REQUIREMENTS:
Scan the data below for the string "with". Show every line where it turns up.

○ ○ ○ ○ ○

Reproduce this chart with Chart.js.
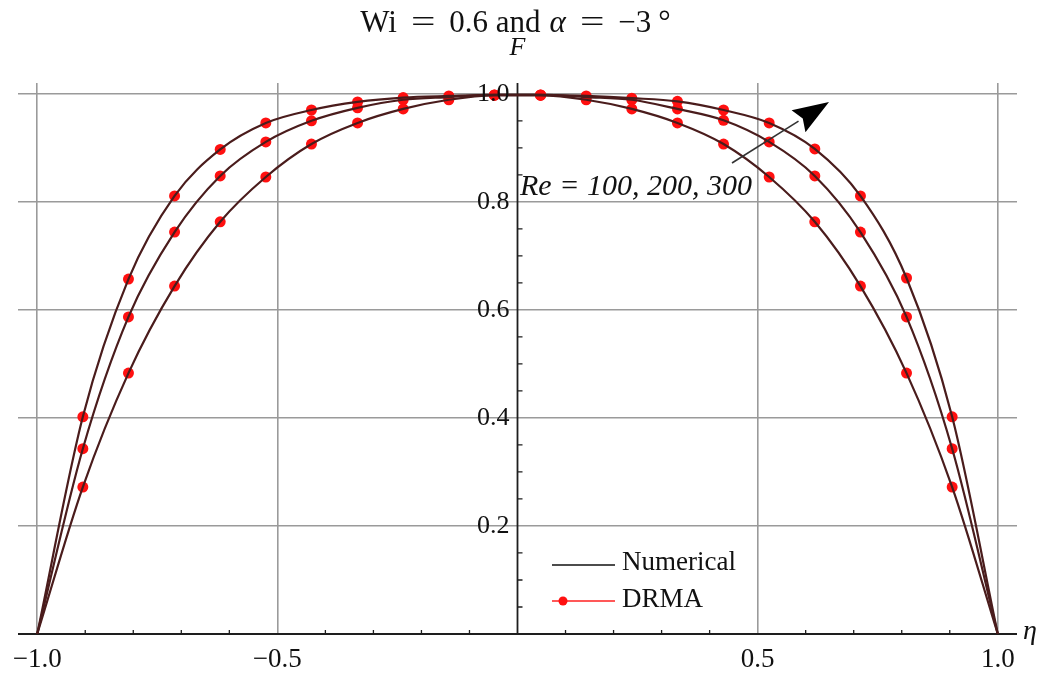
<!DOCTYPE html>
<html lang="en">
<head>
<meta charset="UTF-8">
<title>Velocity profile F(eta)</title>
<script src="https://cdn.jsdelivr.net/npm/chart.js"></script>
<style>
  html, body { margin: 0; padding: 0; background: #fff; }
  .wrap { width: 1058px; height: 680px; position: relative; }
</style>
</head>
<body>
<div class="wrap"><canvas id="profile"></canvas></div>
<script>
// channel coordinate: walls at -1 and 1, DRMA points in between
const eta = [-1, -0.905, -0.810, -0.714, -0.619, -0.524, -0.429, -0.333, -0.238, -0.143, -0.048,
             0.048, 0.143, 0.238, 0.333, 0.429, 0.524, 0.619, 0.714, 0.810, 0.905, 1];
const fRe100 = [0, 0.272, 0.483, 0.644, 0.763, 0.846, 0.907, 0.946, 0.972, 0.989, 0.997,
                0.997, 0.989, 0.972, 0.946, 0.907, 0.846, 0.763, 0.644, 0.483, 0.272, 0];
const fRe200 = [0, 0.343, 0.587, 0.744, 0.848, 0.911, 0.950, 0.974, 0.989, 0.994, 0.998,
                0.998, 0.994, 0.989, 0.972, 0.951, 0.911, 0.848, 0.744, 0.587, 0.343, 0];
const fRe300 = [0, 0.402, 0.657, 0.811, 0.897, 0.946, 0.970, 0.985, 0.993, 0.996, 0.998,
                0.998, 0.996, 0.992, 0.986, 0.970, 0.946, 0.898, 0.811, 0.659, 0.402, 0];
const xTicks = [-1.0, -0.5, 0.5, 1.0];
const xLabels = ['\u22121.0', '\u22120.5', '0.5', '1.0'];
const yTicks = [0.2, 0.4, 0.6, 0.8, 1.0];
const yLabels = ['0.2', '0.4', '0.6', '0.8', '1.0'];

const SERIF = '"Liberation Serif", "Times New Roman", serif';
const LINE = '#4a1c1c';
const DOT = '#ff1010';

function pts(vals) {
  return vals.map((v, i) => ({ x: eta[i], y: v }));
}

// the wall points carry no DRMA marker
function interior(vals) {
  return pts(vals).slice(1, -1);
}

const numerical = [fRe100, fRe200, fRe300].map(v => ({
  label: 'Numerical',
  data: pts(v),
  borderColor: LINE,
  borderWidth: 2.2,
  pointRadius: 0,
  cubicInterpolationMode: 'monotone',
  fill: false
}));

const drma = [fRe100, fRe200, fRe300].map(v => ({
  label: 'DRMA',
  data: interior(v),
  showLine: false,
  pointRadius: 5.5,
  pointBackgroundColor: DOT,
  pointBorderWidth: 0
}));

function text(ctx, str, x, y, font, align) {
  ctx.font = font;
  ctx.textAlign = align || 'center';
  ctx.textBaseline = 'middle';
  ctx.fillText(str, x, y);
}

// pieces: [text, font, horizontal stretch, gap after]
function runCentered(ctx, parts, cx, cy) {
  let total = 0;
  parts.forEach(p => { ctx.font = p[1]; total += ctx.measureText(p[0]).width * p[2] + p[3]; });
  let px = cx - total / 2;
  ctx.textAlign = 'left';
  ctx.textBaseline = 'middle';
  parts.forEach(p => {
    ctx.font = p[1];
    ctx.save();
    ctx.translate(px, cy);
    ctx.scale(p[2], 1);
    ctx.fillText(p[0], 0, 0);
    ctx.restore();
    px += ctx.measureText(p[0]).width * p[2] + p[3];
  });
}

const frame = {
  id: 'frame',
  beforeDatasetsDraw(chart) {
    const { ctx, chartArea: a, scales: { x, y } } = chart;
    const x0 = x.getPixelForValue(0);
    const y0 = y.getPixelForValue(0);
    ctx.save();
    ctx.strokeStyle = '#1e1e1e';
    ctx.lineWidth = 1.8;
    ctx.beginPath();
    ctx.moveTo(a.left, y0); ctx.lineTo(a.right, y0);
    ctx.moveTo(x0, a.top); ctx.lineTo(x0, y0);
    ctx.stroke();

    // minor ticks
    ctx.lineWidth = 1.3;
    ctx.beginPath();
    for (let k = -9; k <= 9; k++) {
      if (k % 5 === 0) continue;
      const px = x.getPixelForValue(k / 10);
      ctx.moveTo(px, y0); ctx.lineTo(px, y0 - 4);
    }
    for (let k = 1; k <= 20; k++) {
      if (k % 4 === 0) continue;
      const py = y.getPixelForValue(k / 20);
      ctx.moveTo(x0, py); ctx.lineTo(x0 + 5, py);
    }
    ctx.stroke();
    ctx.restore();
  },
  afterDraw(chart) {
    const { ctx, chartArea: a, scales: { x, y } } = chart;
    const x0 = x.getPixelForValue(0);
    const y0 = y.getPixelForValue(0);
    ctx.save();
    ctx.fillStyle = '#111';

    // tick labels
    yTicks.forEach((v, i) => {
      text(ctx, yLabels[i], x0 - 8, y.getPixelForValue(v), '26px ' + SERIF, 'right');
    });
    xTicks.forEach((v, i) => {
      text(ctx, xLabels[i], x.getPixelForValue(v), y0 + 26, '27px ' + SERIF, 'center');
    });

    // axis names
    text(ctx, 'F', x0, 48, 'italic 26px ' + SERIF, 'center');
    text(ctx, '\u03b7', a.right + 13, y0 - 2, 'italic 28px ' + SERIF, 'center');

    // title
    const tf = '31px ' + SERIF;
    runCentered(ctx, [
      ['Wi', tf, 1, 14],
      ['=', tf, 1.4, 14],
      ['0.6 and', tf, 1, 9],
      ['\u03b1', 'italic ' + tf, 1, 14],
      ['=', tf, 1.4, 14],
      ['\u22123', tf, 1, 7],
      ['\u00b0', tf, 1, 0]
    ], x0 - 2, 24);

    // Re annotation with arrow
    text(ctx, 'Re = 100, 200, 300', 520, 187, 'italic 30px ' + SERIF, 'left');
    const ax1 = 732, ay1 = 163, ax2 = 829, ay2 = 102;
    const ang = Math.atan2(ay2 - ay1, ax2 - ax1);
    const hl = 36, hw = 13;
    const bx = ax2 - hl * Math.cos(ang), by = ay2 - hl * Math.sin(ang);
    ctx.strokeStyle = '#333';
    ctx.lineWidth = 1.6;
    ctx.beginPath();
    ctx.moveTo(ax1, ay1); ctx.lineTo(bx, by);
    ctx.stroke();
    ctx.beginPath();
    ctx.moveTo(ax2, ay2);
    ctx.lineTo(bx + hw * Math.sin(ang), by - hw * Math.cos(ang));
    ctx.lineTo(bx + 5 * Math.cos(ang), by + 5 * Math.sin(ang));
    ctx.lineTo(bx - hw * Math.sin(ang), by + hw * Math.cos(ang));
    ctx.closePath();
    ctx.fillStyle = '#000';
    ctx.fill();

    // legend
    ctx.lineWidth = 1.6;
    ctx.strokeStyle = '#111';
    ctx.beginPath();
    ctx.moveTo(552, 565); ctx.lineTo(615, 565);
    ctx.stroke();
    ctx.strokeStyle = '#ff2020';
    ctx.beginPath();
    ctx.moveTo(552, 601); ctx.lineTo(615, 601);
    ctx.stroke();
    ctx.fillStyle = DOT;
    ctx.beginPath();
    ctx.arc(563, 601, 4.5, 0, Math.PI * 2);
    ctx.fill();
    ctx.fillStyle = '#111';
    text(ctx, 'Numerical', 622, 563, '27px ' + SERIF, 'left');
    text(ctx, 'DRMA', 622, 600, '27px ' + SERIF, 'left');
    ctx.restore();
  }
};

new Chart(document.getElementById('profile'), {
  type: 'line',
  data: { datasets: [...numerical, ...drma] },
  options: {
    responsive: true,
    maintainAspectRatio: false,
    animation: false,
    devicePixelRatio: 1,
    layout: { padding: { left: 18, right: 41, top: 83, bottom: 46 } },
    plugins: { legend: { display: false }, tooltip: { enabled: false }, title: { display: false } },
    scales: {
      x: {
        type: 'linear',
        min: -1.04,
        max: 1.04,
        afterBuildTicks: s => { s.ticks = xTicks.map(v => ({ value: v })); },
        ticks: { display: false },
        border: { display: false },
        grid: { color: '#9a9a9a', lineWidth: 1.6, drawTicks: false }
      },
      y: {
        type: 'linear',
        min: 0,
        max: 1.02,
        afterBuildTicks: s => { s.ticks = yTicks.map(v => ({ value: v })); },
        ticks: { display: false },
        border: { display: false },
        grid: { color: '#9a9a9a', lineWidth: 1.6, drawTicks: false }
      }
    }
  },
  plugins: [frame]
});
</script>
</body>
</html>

○ ○ ○ ○ ○

EXPECTED ANSWER:
Reproduce this chart with Chart.js.
    // Re annotation with arrow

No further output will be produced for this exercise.